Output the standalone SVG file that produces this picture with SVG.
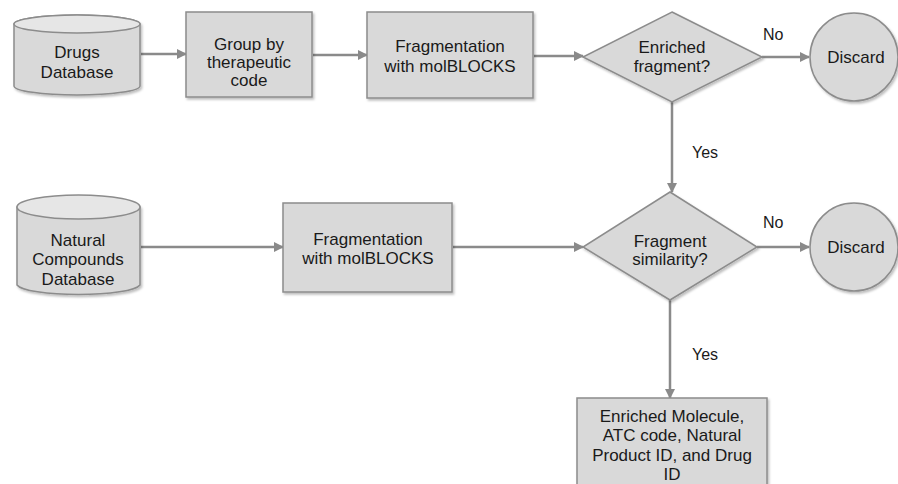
<svg xmlns="http://www.w3.org/2000/svg" width="898" height="484" viewBox="0 0 898 484">
<defs>
<marker id="ah" viewBox="0 0 10 10" refX="9" refY="5" markerWidth="10" markerHeight="10" markerUnits="userSpaceOnUse" orient="auto">
<path d="M0,0 L10,5 L0,10 z" fill="#8a8a8a"/>
</marker>
<filter id="sh" x="-10%" y="-10%" width="125%" height="125%">
<feDropShadow dx="1.5" dy="2" stdDeviation="1" flood-color="#000" flood-opacity="0.25"/>
</filter>
</defs>
<style>
.s{fill:#d9d9d9;stroke:#8c8c8c;stroke-width:1.5;filter:url(#sh)}
.t{font-family:"Liberation Sans",Arial,sans-serif;font-size:17px;fill:#1a1a1a;text-anchor:middle}
.l{font-family:"Liberation Sans",Arial,sans-serif;font-size:16px;fill:#1a1a1a}
.c{stroke:#8a8a8a;stroke-width:2.5;fill:none;marker-end:url(#ah)}
</style>
<rect width="898" height="484" fill="#fff"/>
<g id="connectors">
<line class="c" x1="141" y1="54" x2="186" y2="54"/>
<line class="c" x1="313" y1="55" x2="367" y2="55"/>
<line class="c" x1="534" y1="56" x2="583" y2="56"/>
<line class="c" x1="762" y1="57" x2="809" y2="57"/>
<line class="c" x1="672" y1="102" x2="672" y2="192"/>
<line class="c" x1="141" y1="247" x2="283" y2="247"/>
<line class="c" x1="453" y1="247" x2="583" y2="247"/>
<line class="c" x1="757" y1="247" x2="809" y2="247"/>
<line class="c" x1="670" y1="300" x2="670" y2="398"/>
<text class="l" x="763" y="40">No</text>
<text class="l" x="692" y="158">Yes</text>
<text class="l" x="763" y="228">No</text>
<text class="l" x="692" y="360">Yes</text>
</g>
<g id="drugs-db">
<path class="s" d="M14,24 A63,9 0 0 1 140,24 L140,86 A63,9 0 0 1 14,86 Z"/>
<ellipse cx="77" cy="24" rx="63" ry="9" fill="#e6e6e6" stroke="#8c8c8c" stroke-width="1.5"/>
<text class="t" x="77" y="58">Drugs</text>
<text class="t" x="77" y="78">Database</text>
</g>
<g id="group-by">
<rect class="s" x="186" y="12" width="126" height="85"/>
<text class="t" x="249" y="50">Group by</text>
<text class="t" x="249" y="68">therapeutic</text>
<text class="t" x="249" y="86">code</text>
</g>
<g id="frag1">
<rect class="s" x="367" y="12" width="166" height="86"/>
<text class="t" x="450" y="52">Fragmentation</text>
<text class="t" x="450" y="72">with molBLOCKS</text>
</g>
<g id="enriched">
<polygon class="s" points="672,12 762,57 672,102 583,57"/>
<text class="t" x="672" y="53">Enriched</text>
<text class="t" x="672" y="72">fragment?</text>
</g>
<g id="discard1">
<circle class="s" cx="854" cy="57" r="44"/>
<text class="t" x="856" y="63">Discard</text>
</g>
<g id="natural-db">
<path class="s" d="M17,207 A62,12 0 0 1 140,207 L140,285 A62,11 0 0 1 17,285 Z"/>
<ellipse cx="78.5" cy="207" rx="61.5" ry="12" fill="#e6e6e6" stroke="#8c8c8c" stroke-width="1.5"/>
<text class="t" x="78" y="246">Natural</text>
<text class="t" x="78" y="265">Compounds</text>
<text class="t" x="78" y="285">Database</text>
</g>
<g id="frag2">
<rect class="s" x="283" y="203" width="169" height="89"/>
<text class="t" x="368" y="245">Fragmentation</text>
<text class="t" x="368" y="264">with molBLOCKS</text>
</g>
<g id="similarity">
<polygon class="s" points="670,192 757,247 670,300 583,247"/>
<text class="t" x="670" y="247">Fragment</text>
<text class="t" x="670" y="265">similarity?</text>
</g>
<g id="discard2">
<circle class="s" cx="854" cy="247" r="44"/>
<text class="t" x="856" y="253">Discard</text>
</g>
<g id="result">
<rect class="s" x="577" y="398" width="190" height="100"/>
<text class="t" x="672" y="422">Enriched Molecule,</text>
<text class="t" x="672" y="441">ATC code, Natural</text>
<text class="t" x="672" y="461">Product ID, and Drug</text>
<text class="t" x="672" y="480">ID</text>
</g>
</svg>
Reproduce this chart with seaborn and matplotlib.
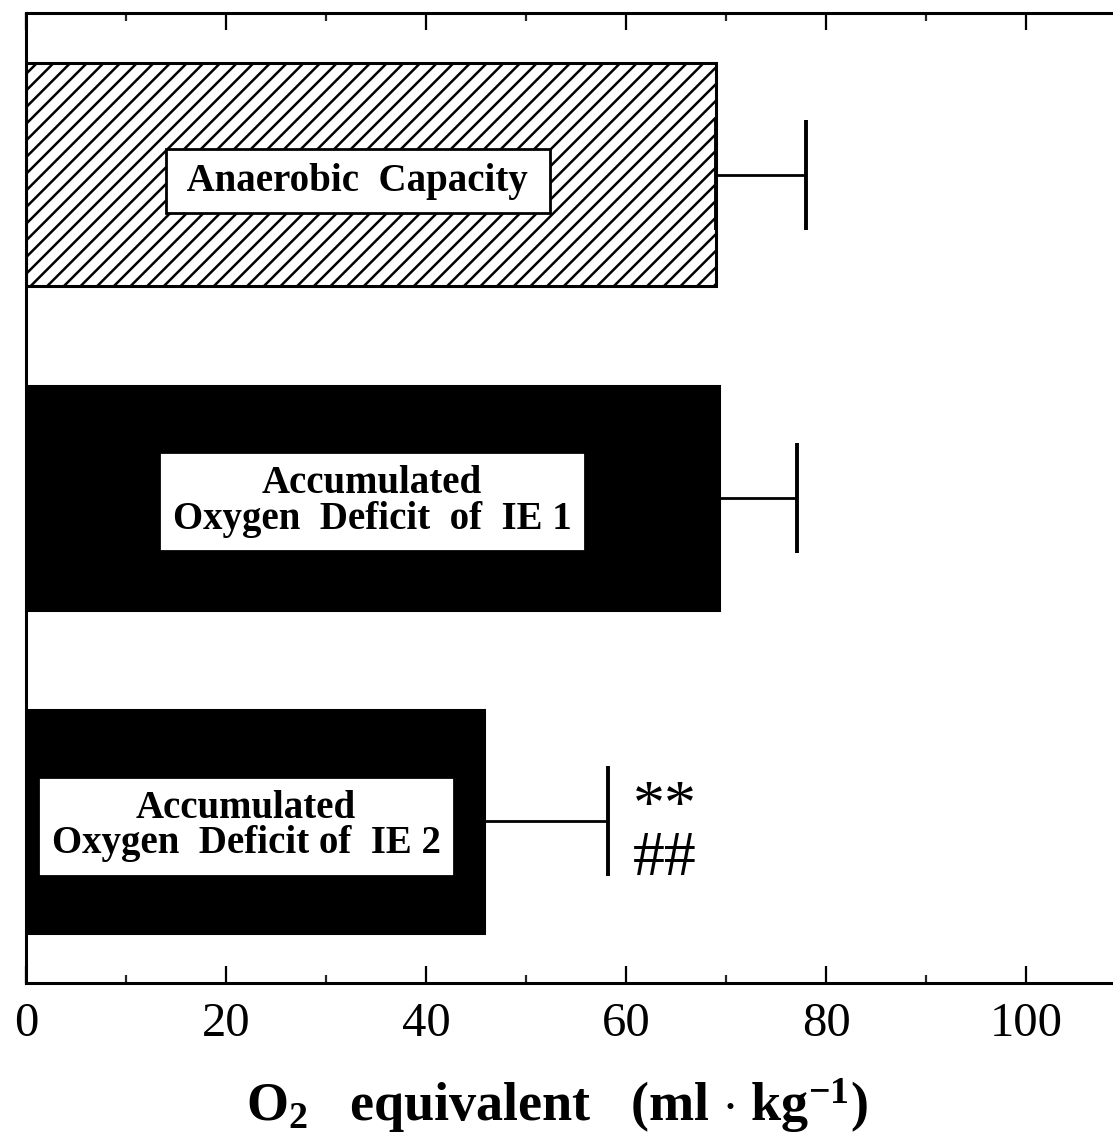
import numpy as np
import pandas as pd
import matplotlib
matplotlib.use("Agg")
import matplotlib.pyplot as plt
import seaborn as sns

# ---- data ----
categories = ["Anaerobic Capacity", "AOD IE 1", "AOD IE 2"]
values = [69.0, 69.3, 45.8]
errors = [9.0, 7.8, 12.4]
box_labels = [" Anaerobic  Capacity ",
              "Accumulated\nOxygen  Deficit  of  IE 1",
              "Accumulated\nOxygen  Deficit of  IE 2"]
box_x = [33.2, 34.6, 22.0]
box_y = [0.02, 1.01, 2.015]
x_ticks = [0, 20, 40, 60, 80, 100]
x_tick_labels = ["0", "20", "40", "60", "80", "100"]

sns.set_theme(style="white")
plt.rcParams["font.family"] = ["Liberation Serif", "DejaVu Serif"]
plt.rcParams["mathtext.fontset"] = "custom"
plt.rcParams["mathtext.rm"] = "Liberation Serif:bold"
plt.rcParams["mathtext.bf"] = "Liberation Serif:bold"
plt.rcParams["mathtext.default"] = "bf"
plt.rcParams["hatch.linewidth"] = 1.8
plt.rcParams["hatch.color"] = "black"

fig = plt.figure(figsize=(11.13, 11.35), dpi=100)
ax = fig.add_axes([26 / 1113, 152 / 1135, 1150 / 1113, 970 / 1135])

df = pd.DataFrame({"cat": categories, "val": values})
sns.barplot(data=df, x="val", y="cat", hue="cat", orient="h",
            palette=["white", "black", "black"], legend=False,
            width=0.69, edgecolor="black", linewidth=2.2, saturation=1, ax=ax)
ax.patches[0].set_hatch("//")

ax.errorbar(values, np.arange(len(values)), xerr=[np.zeros(len(values)), errors],
            fmt="none", ecolor="black", elinewidth=2.0, capsize=39.5, capthick=2.8)

for lab, bx, by in zip(box_labels, box_x, box_y):
    ax.text(bx, by, lab, ha="center", va="center", fontsize=28, fontweight="bold",
            linespacing=0.95, color="black",
            bbox=dict(boxstyle="square,pad=0.34", facecolor="white",
                      edgecolor="black", linewidth=2))

ax.text(63.9, 2.04, "**\n##", ha="center", va="center", fontsize=46,
        linespacing=0.85, color="black")

ax.set_xlim(0, 115)
ax.set_ylim(2.5, -0.5)
ax.set_xticks(x_ticks)
ax.set_xticklabels(x_tick_labels, fontsize=35)
ax.set_xticks(np.arange(10, 115, 20), minor=True)
ax.tick_params(axis="x", which="major", direction="in", length=12, width=1.6,
               top=True, bottom=True, pad=14, colors="black")
ax.tick_params(axis="x", which="minor", direction="in", length=6, width=1.6,
               top=True, bottom=True)
ax.set_yticks([])
ax.set_ylabel("")
for s in ax.spines.values():
    s.set_linewidth(2.2)
    s.set_color("black")

ax.set_xlabel(r"O$_{2}$   equivalent   (ml $\cdot$ kg$^{-1}$)", fontsize=39,
              fontweight="bold", color="black")
ax.xaxis.set_label_coords(0.462, -0.096)

fig.savefig("out.png", dpi=100)
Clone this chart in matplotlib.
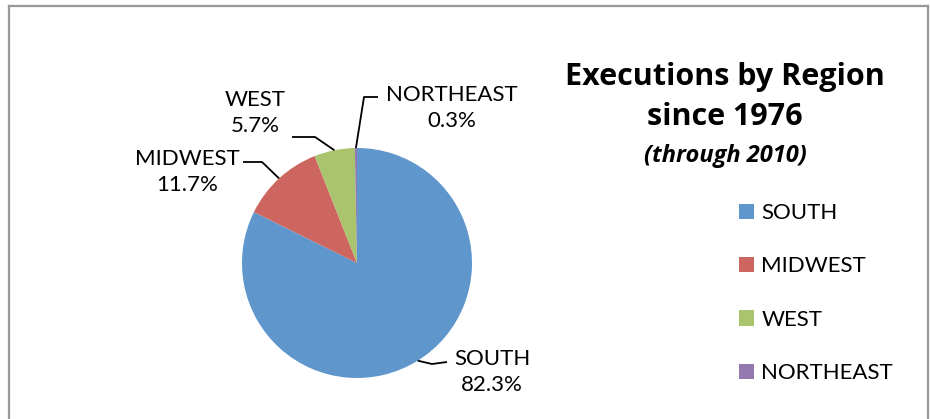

What the exercise asks - Return every line of the records exactly as given, pictures excluded.

Completed exercise -
Output the standalone SVG file that produces this picture with SVG.
<svg xmlns="http://www.w3.org/2000/svg" width="898" height="484" viewBox="0 0 898 484">
<defs>
<marker id="ah" viewBox="0 0 10 10" refX="9" refY="5" markerWidth="10" markerHeight="10" markerUnits="userSpaceOnUse" orient="auto">
<path d="M0,0 L10,5 L0,10 z" fill="#8a8a8a"/>
</marker>
<filter id="sh" x="-10%" y="-10%" width="125%" height="125%">
<feDropShadow dx="1.5" dy="2" stdDeviation="1" flood-color="#000" flood-opacity="0.25"/>
</filter>
</defs>
<style>
.s{fill:#d9d9d9;stroke:#8c8c8c;stroke-width:1.5;filter:url(#sh)}
.t{font-family:"Liberation Sans",Arial,sans-serif;font-size:17px;fill:#1a1a1a;text-anchor:middle}
.l{font-family:"Liberation Sans",Arial,sans-serif;font-size:16px;fill:#1a1a1a}
.c{stroke:#8a8a8a;stroke-width:2.5;fill:none;marker-end:url(#ah)}
</style>
<rect width="898" height="484" fill="#fff"/>
<g id="connectors">
<line class="c" x1="141" y1="54" x2="186" y2="54"/>
<line class="c" x1="313" y1="55" x2="367" y2="55"/>
<line class="c" x1="534" y1="56" x2="583" y2="56"/>
<line class="c" x1="762" y1="57" x2="809" y2="57"/>
<line class="c" x1="672" y1="102" x2="672" y2="192"/>
<line class="c" x1="141" y1="247" x2="283" y2="247"/>
<line class="c" x1="453" y1="247" x2="583" y2="247"/>
<line class="c" x1="757" y1="247" x2="809" y2="247"/>
<line class="c" x1="670" y1="300" x2="670" y2="398"/>
<text class="l" x="763" y="40">No</text>
<text class="l" x="692" y="158">Yes</text>
<text class="l" x="763" y="228">No</text>
<text class="l" x="692" y="360">Yes</text>
</g>
<g id="drugs-db">
<path class="s" d="M14,24 A63,9 0 0 1 140,24 L140,86 A63,9 0 0 1 14,86 Z"/>
<ellipse cx="77" cy="24" rx="63" ry="9" fill="#e6e6e6" stroke="#8c8c8c" stroke-width="1.5"/>
<text class="t" x="77" y="58">Drugs</text>
<text class="t" x="77" y="78">Database</text>
</g>
<g id="group-by">
<rect class="s" x="186" y="12" width="126" height="85"/>
<text class="t" x="249" y="50">Group by</text>
<text class="t" x="249" y="68">therapeutic</text>
<text class="t" x="249" y="86">code</text>
</g>
<g id="frag1">
<rect class="s" x="367" y="12" width="166" height="86"/>
<text class="t" x="450" y="52">Fragmentation</text>
<text class="t" x="450" y="72">with molBLOCKS</text>
</g>
<g id="enriched">
<polygon class="s" points="672,12 762,57 672,102 583,57"/>
<text class="t" x="672" y="53">Enriched</text>
<text class="t" x="672" y="72">fragment?</text>
</g>
<g id="discard1">
<circle class="s" cx="854" cy="57" r="44"/>
<text class="t" x="856" y="63">Discard</text>
</g>
<g id="natural-db">
<path class="s" d="M17,207 A62,12 0 0 1 140,207 L140,285 A62,11 0 0 1 17,285 Z"/>
<ellipse cx="78.5" cy="207" rx="61.5" ry="12" fill="#e6e6e6" stroke="#8c8c8c" stroke-width="1.5"/>
<text class="t" x="78" y="246">Natural</text>
<text class="t" x="78" y="265">Compounds</text>
<text class="t" x="78" y="285">Database</text>
</g>
<g id="frag2">
<rect class="s" x="283" y="203" width="169" height="89"/>
<text class="t" x="368" y="245">Fragmentation</text>
<text class="t" x="368" y="264">with molBLOCKS</text>
</g>
<g id="similarity">
<polygon class="s" points="670,192 757,247 670,300 583,247"/>
<text class="t" x="670" y="247">Fragment</text>
<text class="t" x="670" y="265">similarity?</text>
</g>
<g id="discard2">
<circle class="s" cx="854" cy="247" r="44"/>
<text class="t" x="856" y="253">Discard</text>
</g>
<g id="result">
<rect class="s" x="577" y="398" width="190" height="100"/>
<text class="t" x="672" y="422">Enriched Molecule,</text>
<text class="t" x="672" y="441">ATC code, Natural</text>
<text class="t" x="672" y="461">Product ID, and Drug</text>
<text class="t" x="672" y="480">ID</text>
</g>
</svg>
Reproduce this chart with seaborn and matplotlib.
import numpy as np
import pandas as pd
import matplotlib
matplotlib.use("Agg")
import matplotlib.pyplot as plt
import seaborn as sns

# ---- data ----
categories = ["Anaerobic Capacity", "AOD IE 1", "AOD IE 2"]
values = [69.0, 69.3, 45.8]
errors = [9.0, 7.8, 12.4]
box_labels = [" Anaerobic  Capacity ",
              "Accumulated\nOxygen  Deficit  of  IE 1",
              "Accumulated\nOxygen  Deficit of  IE 2"]
box_x = [33.2, 34.6, 22.0]
box_y = [0.02, 1.01, 2.015]
x_ticks = [0, 20, 40, 60, 80, 100]
x_tick_labels = ["0", "20", "40", "60", "80", "100"]

sns.set_theme(style="white")
plt.rcParams["font.family"] = ["Liberation Serif", "DejaVu Serif"]
plt.rcParams["mathtext.fontset"] = "custom"
plt.rcParams["mathtext.rm"] = "Liberation Serif:bold"
plt.rcParams["mathtext.bf"] = "Liberation Serif:bold"
plt.rcParams["mathtext.default"] = "bf"
plt.rcParams["hatch.linewidth"] = 1.8
plt.rcParams["hatch.color"] = "black"

fig = plt.figure(figsize=(11.13, 11.35), dpi=100)
ax = fig.add_axes([26 / 1113, 152 / 1135, 1150 / 1113, 970 / 1135])

df = pd.DataFrame({"cat": categories, "val": values})
sns.barplot(data=df, x="val", y="cat", hue="cat", orient="h",
            palette=["white", "black", "black"], legend=False,
            width=0.69, edgecolor="black", linewidth=2.2, saturation=1, ax=ax)
ax.patches[0].set_hatch("//")

ax.errorbar(values, np.arange(len(values)), xerr=[np.zeros(len(values)), errors],
            fmt="none", ecolor="black", elinewidth=2.0, capsize=39.5, capthick=2.8)

for lab, bx, by in zip(box_labels, box_x, box_y):
    ax.text(bx, by, lab, ha="center", va="center", fontsize=28, fontweight="bold",
            linespacing=0.95, color="black",
            bbox=dict(boxstyle="square,pad=0.34", facecolor="white",
                      edgecolor="black", linewidth=2))

ax.text(63.9, 2.04, "**\n##", ha="center", va="center", fontsize=46,
        linespacing=0.85, color="black")

ax.set_xlim(0, 115)
ax.set_ylim(2.5, -0.5)
ax.set_xticks(x_ticks)
ax.set_xticklabels(x_tick_labels, fontsize=35)
ax.set_xticks(np.arange(10, 115, 20), minor=True)
ax.tick_params(axis="x", which="major", direction="in", length=12, width=1.6,
               top=True, bottom=True, pad=14, colors="black")
ax.tick_params(axis="x", which="minor", direction="in", length=6, width=1.6,
               top=True, bottom=True)
ax.set_yticks([])
ax.set_ylabel("")
for s in ax.spines.values():
    s.set_linewidth(2.2)
    s.set_color("black")

ax.set_xlabel(r"O$_{2}$   equivalent   (ml $\cdot$ kg$^{-1}$)", fontsize=39,
              fontweight="bold", color="black")
ax.xaxis.set_label_coords(0.462, -0.096)

fig.savefig("out.png", dpi=100)
Clone this chart in matplotlib.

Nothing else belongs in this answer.